2. UU baru TNI diklaim tetap mengakui supremasi sipil

Utut kembali menegaskan prinsip 'jarum jam tak akan mungkin ditarik mundur.' Artinya, konsep yang sudah ada sekarang tidak akan kembali pada konsep yang dulu telah disepakati untuk diubah.
"Supremasi sipil dalam sistem demokrasi menegaskan bahwa kekuasan politik berada di tangan para pemimpin sipil yang dipilih oleh rakyat, yakni presiden. Sementara, sistem militer berfungsi sebagai alat negara untuk menjaga pertahanan, bukan pembuat kebijakan," kata Utut.

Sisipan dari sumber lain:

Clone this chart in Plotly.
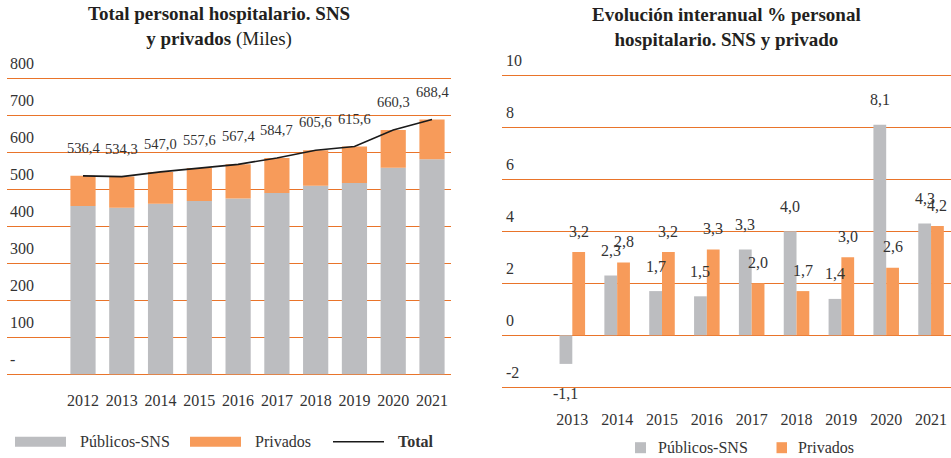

Ia menambahkan, istilah dwifungsi justru menimbulkan dikotomi, kecurigaan dan ketegangan yang merusak sistem checks and balances serta stabilitas politik dan pemerintahan. Lagipula supremasi sipil sudah tertuang di dalam UU Nomor 3 Tahun 2025 dan menjadi pedoman di dalam pertimbangan hukum.
"Konsep supremasi sipil di dalam UU Nomor 3 Tahun 2025 telah selaras dengan ketentuan Pasal 4 ayat (1) UUD 1945 yang menyebutkan, presiden memegang kekuasaan tertinggi atas angkatan darat, angkatan laut dan angkatan udara," tutur dia.
3. TNI disebut hanya membantu menangani ancaman siber di bidang pertahanan

Sementara, yang membacakan pandangan pemerintah adalah Wakil Menteri Hukum Eddy O.S. Hiariej. Ia menyoroti soal TNI yang terlibat lewat Operasi Militer Selain Perang (OMSP) berupa serangan siber. Frasa kata 'membantu' di dalam UU Nomor 3 Tahun 2025 merujuk pada pertahanan siber.
"Yang dimaksud dengan membantu dalam upaya menanggulangi ancaman pertahanan siber adalah TNI berperan serta di dalam upaya menanggulangi ancaman siber pada sektor pertahanan. Dengan demikian, peran TNI di dalam ranah siber tidak dapat dipandang sebagai penyimpangan melainkan wujud nyata dari tugas konstitusional TNI, dalam menjaga kedaulatan, keutuhan wilayah, dan keselamatan bangsa baik dari ancaman fisik maupun nonfisik," kata Hiariej.
Sidang dilanjutkan pada Kamis, 23 Oktober 2025 untuk mendengarkan keterangan pihak terkait dari TNI, termasuk Panglima TNI dan ahli dari salah satu pemohon.